Today we hear from Tom Cunningham, our Reserve Manager at Tentsmuir National Nature Reserve. Having worked at Tentsmuir for 17 years, few people know the reserve as well as Tom. Here he updates us on the work of the reserve’s 2013 Artist in Residence and some recent arrivals on the NNR.
The brilliant, award-winning wildlife artist Derek Robertson was appointed Artist in Residence at Tentsmuir NNR for Year of Natural Scotland 2013. It seems as though he hasn’t stopped painting, sketching, teaching, talking and exhibiting ever since.
I recently attended the opening of an exhibition celebrating the collaborative efforts of all the people who worked with Derek on Tentsmuir last year. During his residency Derek initiated a Art-Science Project, which brought together scientists and artists to be inspired by the reserve and its wildlife. These collaborations resulted in a varied range of artwork, including poetry and paintings, photography and storytelling.
At the exhibition opening Derek talked about his year on the reserve, his work and the honour he felt it was to be the Artist in Residence. In my introduction, I summed it up by saying it was definitely one of the best things I had managed to bring to the Reserve. Dr Jim Stewart, Poet and Lecturer in Creative Writing at the University of Dundee, recited a poem which had inspired one of Derek’s paintings, about a red squirrel that managed to bite the author.

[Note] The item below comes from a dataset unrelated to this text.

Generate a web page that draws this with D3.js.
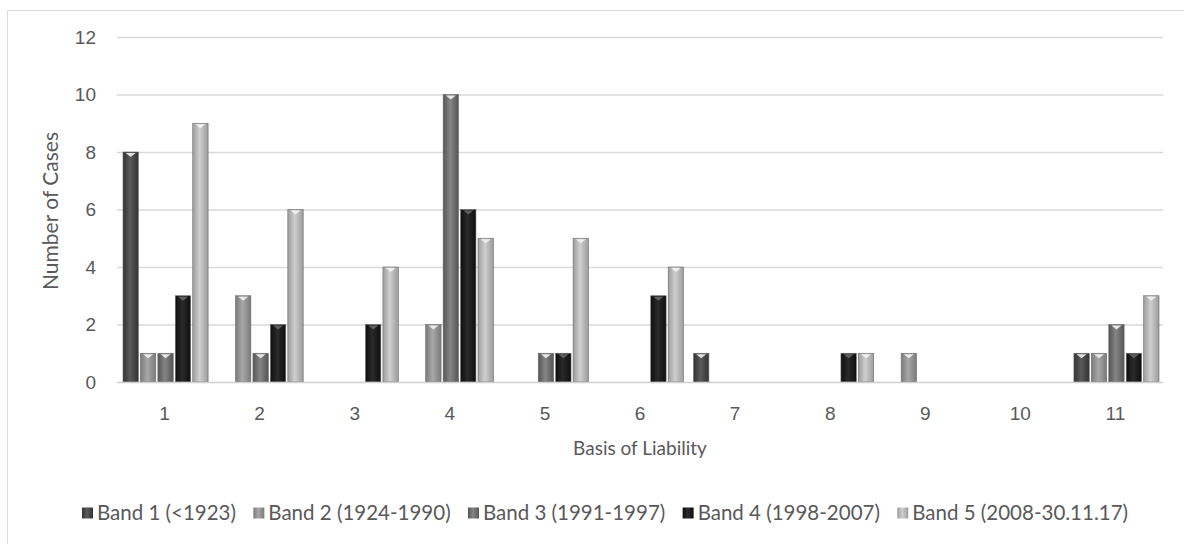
<!DOCTYPE html>
<html>
<head>
<meta charset="utf-8">
<script src="https://cdn.jsdelivr.net/npm/d3@7"></script>
<style>
  body { margin: 0; background: #fff; }
  svg { font-family: Lato, "Open Sans", sans-serif; }
</style>
</head>
<body>
<svg id="chart"></svg>
<script>
const categories = ["1", "2", "3", "4", "5", "6", "7", "8", "9", "10", "11"];
const bands = ["Band 1 (<1923)", "Band 2 (1924-1990)", "Band 3 (1991-1997)", "Band 4 (1998-2007)", "Band 5 (2008-30.11.17)"];
const band1 = [8, 0, 0, 0, 0, 0, 1, 0, 0, 0, 1];
const band2 = [1, 3, 0, 2, 0, 0, 0, 0, 1, 0, 1];
const band3 = [1, 1, 0, 10, 1, 0, 0, 0, 0, 0, 2];
const band4 = [3, 2, 2, 6, 1, 3, 0, 1, 0, 0, 1];
const band5 = [9, 6, 4, 5, 5, 4, 0, 1, 0, 0, 3];
const yTicks = [0, 2, 4, 6, 8, 10, 12];

const seriesValues = [band1, band2, band3, band4, band5];
// edge / middle shades for the cylinder look
const shades = [
    ["#333", "#5a5a5a"],
    ["#7a7a7a", "#a8a8a8"],
    ["#555", "#858585"],
    ["#0e0e0e", "#2a2a2a"],
    ["#9c9c9c", "#cfcfcf"]
];

const width = 1184, height = 544;
const margin = {left: 117, right: 21, top: 37, bottom: 162};
const textColor = "#595959";
const fontSize = 19;

let svg = d3.select("#chart")
    .attr("width", width)
    .attr("height", height);

let defs = svg.append("defs");
shades.forEach((s, i) => {
    let g = defs.append("linearGradient")
        .attr("id", "grad" + i)
        .attr("x1", "0%").attr("x2", "100%")
        .attr("y1", "0%").attr("y2", "0%");
    g.append("stop").attr("offset", "0%").attr("stop-color", s[0]);
    g.append("stop").attr("offset", "45%").attr("stop-color", s[1]);
    g.append("stop").attr("offset", "100%").attr("stop-color", s[0]);
});

// chart border (right and bottom edges are off the picture)
svg.append("path")
    .attr("d", "M7.5,600 V10.5 H1200")
    .attr("fill", "none")
    .attr("stroke", "#d9d9d9");

let x0 = d3.scaleBand()
    .domain(categories)
    .range([margin.left, width - margin.right])
    .paddingInner(0)
    .paddingOuter(0);

let x1 = d3.scaleBand()
    .domain(d3.range(bands.length))
    .range([6, x0.bandwidth() - 4])
    .paddingInner(0.12);

let y = d3.scaleLinear()
    .domain([0, 12])
    .range([height - margin.bottom, margin.top]);

// gridlines
svg.append("g")
    .selectAll("line")
    .data(yTicks.filter(d => d > 0))
    .enter().append("line")
    .attr("x1", margin.left)
    .attr("x2", width - margin.right)
    .attr("y1", d => y(d) + 0.5)
    .attr("y2", d => y(d) + 0.5)
    .attr("stroke", "#d9d9d9")
    .attr("stroke-width", 1.3);

// y axis labels
let yAxis = svg.append("g")
    .attr("transform", "translate(" + (margin.left - 21) + ",0)")
    .call(d3.axisLeft(y).tickValues(yTicks).tickSize(0).tickPadding(0));
yAxis.select(".domain").remove();
yAxis.selectAll("text")
    .attr("fill", textColor)
    .attr("font-size", fontSize);

// bars
let groups = svg.append("g")
    .selectAll("g")
    .data(categories)
    .enter().append("g")
    .attr("transform", d => "translate(" + x0(d) + ",0)");

let bars = groups.selectAll("g")
    .data((c, ci) => seriesValues.map((vals, si) => ({s: si, v: vals[ci]})).filter(d => d.v > 0))
    .enter().append("g");

bars.append("rect")
    .attr("x", d => x1(d.s))
    .attr("y", d => y(d.v))
    .attr("width", x1.bandwidth())
    .attr("height", d => y(0) - y(d.v))
    .attr("fill", d => "url(#grad" + d.s + ")")
    .attr("stroke", "#6a6a6a")
    .attr("stroke-width", 0.6);

// small bevel notch on top of each bar
bars.append("path")
    .attr("d", d => {
        let cx = x1(d.s) + x1.bandwidth() / 2, ty = y(d.v) + 1;
        return "M" + (cx - 5) + "," + ty + " L" + (cx + 5) + "," + ty + " L" + cx + "," + (ty + 4) + " Z";
    })
    .attr("fill", d => d.s === 3 ? "#666" : "#f2f2f2")
    .attr("opacity", 0.9);

// x axis
svg.append("line")
    .attr("x1", margin.left)
    .attr("x2", width - margin.right)
    .attr("y1", y(0) + 0.5)
    .attr("y2", y(0) + 0.5)
    .attr("stroke", "#d0d0d0")
    .attr("stroke-width", 1.3);

let xAxis = svg.append("g")
    .attr("transform", "translate(0," + (y(0) + 31) + ")")
    .call(d3.axisBottom(x0).tickSize(0).tickPadding(0));
xAxis.select(".domain").remove();
xAxis.selectAll("text")
    .attr("fill", textColor)
    .attr("font-size", fontSize)
    .attr("dy", "0.35em")
    .attr("y", 0);

// axis titles
svg.append("text")
    .attr("x", (margin.left + width - margin.right) / 2)
    .attr("y", 448)
    .attr("dy", "0.35em")
    .attr("text-anchor", "middle")
    .attr("fill", textColor)
    .attr("font-size", fontSize)
    .text("Basis of Liability");

svg.append("text")
    .attr("transform", "translate(51,211) rotate(-90)")
    .attr("dy", "0.35em")
    .attr("text-anchor", "middle")
    .attr("fill", textColor)
    .attr("font-size", 21)
    .text("Number of Cases");

// legend, spread between x=82 and x=1128
let legend = svg.append("g")
    .selectAll("g")
    .data(bands)
    .enter().append("g");

legend.append("rect")
    .attr("x", 0)
    .attr("y", -5.5)
    .attr("width", 11)
    .attr("height", 11)
    .attr("fill", (d, i) => "url(#grad" + i + ")");

legend.append("text")
    .attr("x", 15)
    .attr("dy", "0.35em")
    .attr("fill", textColor)
    .attr("font-size", 20.5)
    .text(d => d);

let itemW = [];
legend.each(function () { itemW.push(15 + d3.select(this).select("text").node().getComputedTextLength()); });
let legendGap = (1128 - 82 - d3.sum(itemW)) / (bands.length - 1);
let lx = 82;
legend.attr("transform", (d, i) => {
    let t = "translate(" + lx + ",513)";
    lx += itemW[i] + legendGap;
    return t;
});
</script>
</body>
</html>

The exhibition, Between Tides: Riddles of Tentsmuir, runs until December 13th at the University of Dundee’s Lamb Gallery. See below for more upcoming talks and exhibitions by Derek.
Coming home to roost
Pink-footed geese have arrived on the reserve for winter. We’ve around 1200 roosting at Tentsmuir, relatively small numbers compared to further north at the Montrose Basin and west towards Loch Leven. At Tentsmuir Point, common scoter and eider duck numbers are increasing, ringed and grey plovers have been observed and gannets are a regular sight. Beautiful red-throated divers are on the reserve, but I’ve only seen six lately.
Of course the UK’s largest bird of prey can be seen on the reserve, the white-tailed sea eagle, with one chick also around. However, for some reason sightings have been less frequent than last year when I was seeing them almost every day. Along Tayport Heath the birds are piling into feed along the mudflats of the Tayport Bay area, which is always a big draw when the tide is out. And at Morton Lochs the red squirrels can be easily seen around the feeders at the squirrel hide.
Upcoming talks and exhibitions by Derek Robertson
1 November – Some Lines on a Landscape: A workshop in the Lamb Gallery in which Derek and Jim Stewart will give an insight into their science/art project at Tentsmuir NNR.
7 November – Tentsmuir: A nature-themed lecture by Derek at the Perth Museum & Art Gallery.
25 November – An artist in residence at Tentsmuir: Derek will talk about his work on Tentsmuir as part of a lecture series organised by the Dundee Naturalists’ Society, in the Tower Building, University of Dundee.